Lost Audio and Voice Alikes

While the negative was in good shape, much of the quarter-inch production audio from 1974 – which included the dialogue-heavy party sequence – was never found, leaving the restoration team with beat-up third- and fourth-generation audio from Welles’ work print. This created a number of problems, beyond horrible sound quality.

The production audio included Welles’ animated and active direction of his actors, which often revealed to Murawski what he was going after in the scene and how it should play.

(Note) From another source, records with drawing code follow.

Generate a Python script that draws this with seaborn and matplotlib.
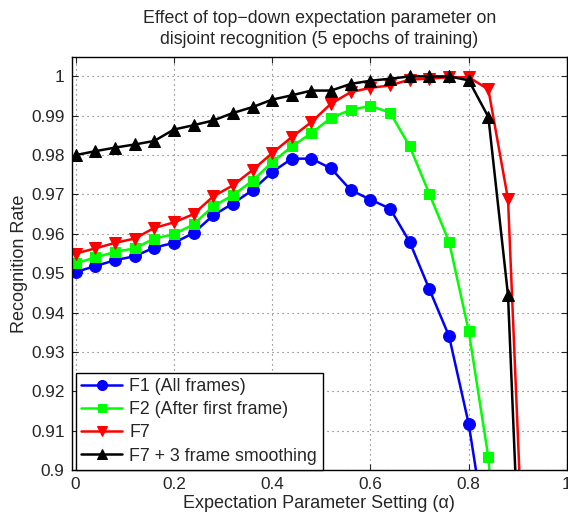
import matplotlib
matplotlib.use("Agg")
import matplotlib.pyplot as plt
import seaborn as sns
import numpy as np
import pandas as pd
from matplotlib.ticker import FuncFormatter

# alpha settings (step 0.04); series stop once they fall off the chart
alpha = [0.0, 0.04, 0.08, 0.12, 0.16, 0.20, 0.24, 0.28, 0.32, 0.36, 0.40, 0.44,
         0.48, 0.52, 0.56, 0.60, 0.64, 0.68, 0.72, 0.76, 0.80, 0.84, 0.88, 0.92]

f1_all = [0.9503, 0.9518, 0.9533, 0.9543, 0.9565, 0.9577, 0.9602, 0.9647, 0.9677,
          0.9711, 0.9757, 0.9791, 0.9791, 0.9766, 0.9711, 0.9687, 0.9664, 0.9579,
          0.9459, 0.9340, 0.9117, 0.880]
f2_after = [0.9525, 0.9540, 0.9554, 0.9563, 0.9588, 0.9599, 0.9624, 0.9670, 0.9698,
            0.9735, 0.9782, 0.9822, 0.9856, 0.9895, 0.9915, 0.9925, 0.9908, 0.9822,
            0.9701, 0.9580, 0.9353, 0.9032, 0.840]
f7 = [0.9550, 0.9563, 0.9577, 0.9588, 0.9615, 0.9629, 0.9650, 0.9695, 0.9723,
      0.9762, 0.9805, 0.9846, 0.9884, 0.9931, 0.9960, 0.9971, 0.9977, 0.9992,
      0.9994, 0.9998, 0.9998, 0.9967, 0.9688, 0.849]
f7_smooth = [0.9800, 0.9810, 0.9819, 0.9827, 0.9836, 0.9865, 0.9876, 0.9888, 0.9907,
             0.9922, 0.9941, 0.9952, 0.9964, 0.9964, 0.9981, 0.9989, 0.9994, 1.0000,
             1.0000, 1.0000, 0.9990, 0.9897, 0.9444, 0.824]

series = [
    ('F1 (All frames)', f1_all, 'blue', 'o', 8.5),
    ('F2 (After first frame)', f2_after, '#00ff00', 's', 7),
    ('F7', f7, 'red', 'v', 9),
    ('F7 + 3 frame smoothing', f7_smooth, 'black', '^', 9),
]

sns.set_style('ticks')
plt.rcParams['font.family'] = ['Liberation Sans', 'DejaVu Sans']
plt.rcParams['font.size'] = 12.8

fig = plt.figure(figsize=(5.68, 5.17), dpi=100)
ax = fig.add_axes([0.1262, 0.0909, 0.8720, 0.7994])

for name, vals, col, mk, ms in series:
    df = pd.DataFrame({'alpha': alpha[:len(vals)], 'rate': vals})
    sns.lineplot(data=df, x='alpha', y='rate', ax=ax, color=col, marker=mk,
                 markersize=ms, markeredgecolor=col, linewidth=1.8, label=name)

ax.set_xlim(-0.008, 1.0)
ax.set_ylim(0.9, 1.005)
ax.set_xticks([0, 0.2, 0.4, 0.6, 0.8, 1.0])
ax.set_yticks(np.round(np.arange(0.9, 1.0001, 0.01), 2))
fmt = FuncFormatter(lambda v, p: '%g' % round(v, 3))
ax.xaxis.set_major_formatter(fmt)
ax.yaxis.set_major_formatter(fmt)
ax.tick_params(direction='in', top=True, right=True, length=4, width=0.8,
               labelsize=12.4, pad=5)
ax.grid(True, linestyle=(0, (1, 3.5)), color='0.4', linewidth=0.8)
for s in ax.spines.values():
    s.set_linewidth(1.0)
    s.set_color('black')

ax.set_xlabel('Expectation Parameter Setting (α)', fontsize=13, labelpad=2)
ax.set_ylabel('Recognition Rate', fontsize=13, labelpad=2)
ax.set_title('Effect of top\u2212down expectation parameter on\n'
             'disjoint recognition (5 epochs of training)', fontsize=12.8, pad=9,
             linespacing=1.3)

leg = ax.legend(loc='lower left', bbox_to_anchor=(0.009, 0.0), borderaxespad=0,
                frameon=True, fancybox=False, edgecolor='black', framealpha=1,
                handlelength=2.3, handletextpad=0.4, labelspacing=0.35,
                borderpad=0.3, markerscale=0.85, fontsize=12.8)
leg.get_frame().set_linewidth(1.0)

fig.savefig('out.png', dpi=100)
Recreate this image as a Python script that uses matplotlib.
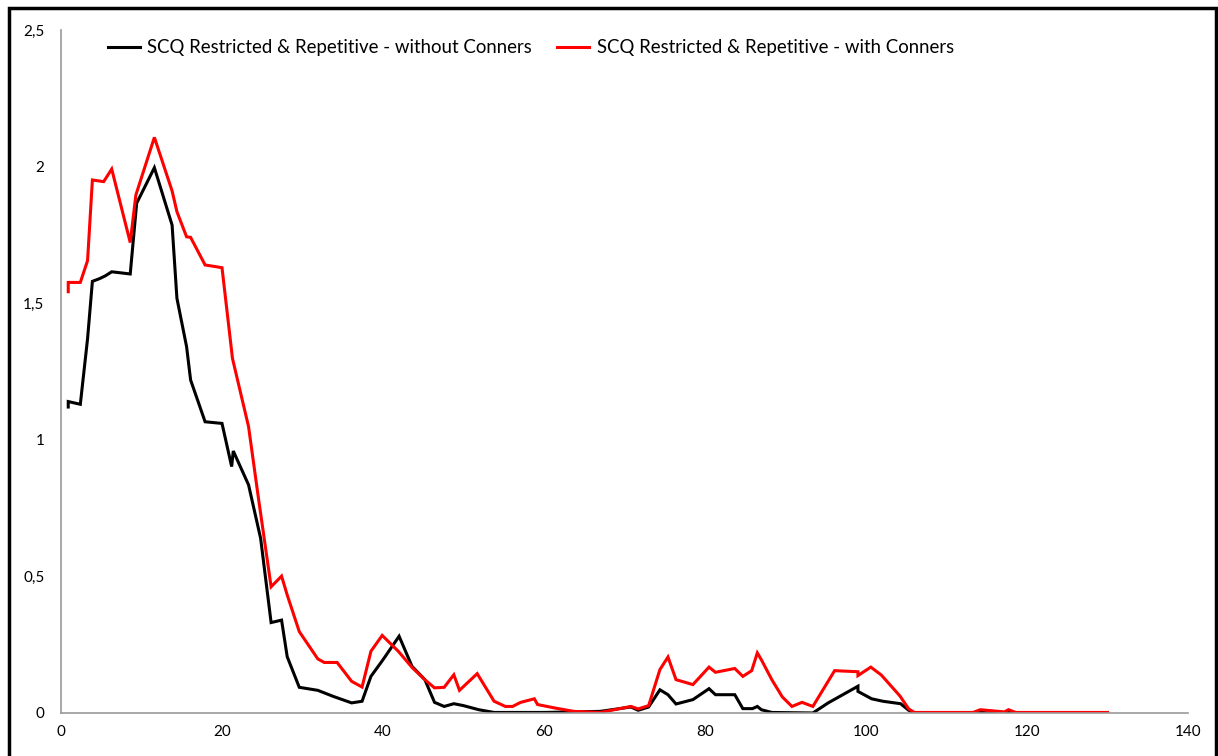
import matplotlib
matplotlib.use("Agg")
import matplotlib.pyplot as plt
from matplotlib.patches import Rectangle
from matplotlib.ticker import FuncFormatter

label_without = "SCQ Restricted & Repetitive - without Conners"
label_with = "SCQ Restricted & Repetitive - with Conners"

x_without = [0.9, 0.9, 2.4, 3.3, 3.9, 4.8, 5.5, 6.3, 8.6, 9.4, 11.6, 13.8, 14.4, 15.6, 16.1,
             17.9, 20.0, 21.2, 21.4, 23.3, 24.8, 26.1, 27.4, 28.1, 29.6, 31.9, 33.8, 36.1, 37.4,
             38.5, 40.0, 42.0, 43.6, 45.2, 46.4, 47.6, 48.8, 50.0, 51.9, 53.8, 60, 67, 70.8, 71.7,
             73.0, 74.4, 75.4, 76.4, 78.5, 80.5, 81.3, 83.7, 84.7, 85.9, 86.5, 87.0, 88.3, 93.4,
             95.3, 99.0, 99.0, 100.7, 102.1, 104.3, 105.3, 106.0, 114.0, 114.3, 115, 117.5, 117.7,
             118.2, 130]
y_without = [1.12, 1.14, 1.13, 1.37, 1.58, 1.59, 1.60, 1.615, 1.607, 1.866, 1.996, 1.786, 1.518,
             1.341, 1.219, 1.066, 1.060, 0.902, 0.959, 0.835, 0.639, 0.331, 0.340, 0.206, 0.094,
             0.083, 0.061, 0.037, 0.043, 0.134, 0.195, 0.281, 0.171, 0.122, 0.039, 0.024, 0.034,
             0.027, 0.012, 0.002, 0.002, 0.006, 0.022, 0.010, 0.022, 0.085, 0.067, 0.033, 0.049,
             0.089, 0.067, 0.067, 0.016, 0.016, 0.024, 0.012, 0.002, 0.0, 0.037, 0.098, 0.079,
             0.052, 0.043, 0.034, 0.01, 0.0, 0.0, 0.005, 0.0, 0.0, 0.005, 0.0, 0.0]

x_with = [0.9, 0.9, 2.4, 3.3, 3.9, 5.3, 6.3, 8.6, 9.3, 11.6, 13.8, 14.4, 15.6, 16.1, 17.9,
          20.0, 21.3, 23.3, 24.5, 26.1, 27.4, 28.1, 29.6, 31.9, 32.7, 34.3, 36.1, 37.4, 38.5,
          39.9, 41.9, 43.6, 45.2, 46.4, 47.6, 48.8, 49.5, 51.7, 53.8, 55.2, 56.1, 57.1, 58.8,
          59.2, 61.4, 63.7, 67, 70.8, 71.7, 73.0, 74.4, 75.4, 76.4, 78.5, 80.5, 81.3, 83.7,
          84.7, 85.8, 86.5, 87.0, 88.3, 89.6, 90.8, 92.05, 93.4, 96.1, 99.0, 99.0, 100.6, 101.9,
          104.2, 105.3, 106.0, 113.3, 114.2, 117.2, 117.7, 118.6, 130]
y_with = [1.542, 1.576, 1.576, 1.656, 1.951, 1.945, 1.991, 1.722, 1.896, 2.107, 1.911, 1.835,
          1.743, 1.741, 1.640, 1.630, 1.298, 1.048, 0.792, 0.462, 0.501, 0.432, 0.298, 0.198,
          0.185, 0.185, 0.116, 0.095, 0.226, 0.284, 0.226, 0.167, 0.122, 0.092, 0.094, 0.140,
          0.083, 0.144, 0.043, 0.024, 0.024, 0.039, 0.052, 0.031, 0.018, 0.006, 0.002, 0.024,
          0.015, 0.027, 0.159, 0.205, 0.122, 0.104, 0.168, 0.149, 0.163, 0.134, 0.155, 0.220,
          0.195, 0.122, 0.059, 0.024, 0.039, 0.024, 0.155, 0.151, 0.137, 0.168, 0.139, 0.063,
          0.015, 0.002, 0.002, 0.012, 0.004, 0.012, 0.002, 0.002]

x_ticks = [0, 20, 40, 60, 80, 100, 120, 140]
y_ticks = [0, 0.5, 1, 1.5, 2, 2.5]

plt.rcParams['font.family'] = ['Lato', 'DejaVu Sans']

W, H = 1218, 756
fig = plt.figure(figsize=(W / 100, H / 100), dpi=100)
fig.patch.set_facecolor('white')
ax = fig.add_axes([61 / W, 1 - 713 / H, (1188 - 61) / W, (713 - 30) / H])

ax.plot(x_without, y_without, color='black', lw=2.2, label=label_without, solid_joinstyle='miter')
ax.plot(x_with, y_with, color='#ff0000', lw=2.2, label=label_with, solid_joinstyle='miter')

ax.set_xlim(0, 140)
ax.set_ylim(0, 2.5)
ax.set_xticks(x_ticks)
ax.set_yticks(y_ticks)

def fmt(v, pos):
    return ('%g' % v).replace('.', ',')

ax.xaxis.set_major_formatter(FuncFormatter(fmt))
ax.yaxis.set_major_formatter(FuncFormatter(fmt))
ax.tick_params(axis='both', length=0, labelsize=11, colors='black')
ax.tick_params(axis='x', pad=9)
ax.tick_params(axis='y', pad=12)
for s in ['top', 'right']:
    ax.spines[s].set_visible(False)
for s in ['left', 'bottom']:
    ax.spines[s].set_color('#999999')
    ax.spines[s].set_linewidth(1.2)

leg = fig.legend(loc='center left', bbox_to_anchor=(108 / W, 1 - 48 / H), ncol=2, frameon=False,
                 fontsize=13.4, handlelength=1.7, handletextpad=0.42, columnspacing=1.35,
                 borderaxespad=0, borderpad=0)

fig.add_artist(Rectangle((9 / W, -0.05), (1216 - 9) / W, 1 - 8 / H + 0.05,
                         transform=fig.transFigure, fill=False, edgecolor='black', lw=2.5))

fig.savefig('out.png', dpi=100, facecolor='white')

However, while the image of these entire shots could be found in the negative, the audio was limited to what Welles cut into the work print.

“The minute we realized we weren’t going to find the quarter-inch, we hired two film editors to reconstitute the sound,” said Rymsza. “We wouldn’t have the heads or tails, [which meant] we’d be missing two or three lines, so we’d go through alternate takes and we would be fishing for a word here or a word there just to make sure we could reconstruct the original performance.”

It took the two additional editors two months, but what they found allowed, in many cases, for a performance to be extended. It also supplied vital audio pieces for supervising sound editor Daniel Saxlid to fix the sound; according to those who screened the early assemblies, it was impossible to understand 80 percent of what was being said.

Saxlid and technicolor sound mixer Scott Millan used post-production software to seamlessly blend different performances and takes, sometimes only using a single word or phrase from an alternate performance, while digging into the sound itself to make it clearer and smoother. When Saxlid couldn’t solve a problem, ADR supervisor Anna Mackenzie had to bring in pitch-perfect voice actors, known as “voicealikes,” to mimic the late actors.

At the center of the party scenes was Huston, who — as fans of “Chinatown” know from his Noah Cross character — has a distinct, cigar-chewing drawl. One of the most enduring parts of the behind-the-scenes featurette is watching Huston’s son, actor Danny Huston, do an incredible job mimicking his father in the ADR sessions.

“It was strange to see my father projected on the screen, then say the words, and then see my father speak them back to me,” said Huston in the documentary. “All I have to do is think of my father and find the ‘Ah-ha’s’ and ‘action,’ ‘cut.’ … it was quite magical connecting with his voice and it just brought him back to life.”

Michel Legrand’s Score

In Welles’ notes and script, he indicated that New Orleans-style jazz would be playing at the party. “When we were at a very rough assembly, the idea was we wouldn’t be doing a score at all, that we would be using source,” said Rymsza. “That the party would be various rooms, and in each room there would be a different band, like with ‘Touch of Evil’ at the beginning where as you went from room to room there would be shifts, so it would be all digenic.”

The restoration team soon realized the film would benefit from a score to pull the various elements to together and play as a unified whole. Ironically, the temp tracks were all by legendary composer Michel Legrand; in addition working on classic film scores for Jacques Demy, Agnes Varda, Jean-Luc Godard, Clint Eastwood and Robert Altman, he collaborated with Welles on “F Is For Fake.” That made him the logical first and only call to do the score.

Legrand created a virtually wall-to-wall score that perfectly captures the film-within-a-film playfulness and is in perfect sync with the avant-garde element of the Welles’ vision. Also, being a master of combining modern jazz and film composition, he created a perfect bridge between score and the on-screen music for the party scenes.

“One of the highlights for me was all of us sitting there with Michel and spotting the score,” said Marshall. “Watching him work with that little twinkle in his eye and being so excited about seeing Orson’s movie and what he was imagining what Orson would have wanted.”

“Other Side of the Wind” will hit theaters and Netflix on November 2nd.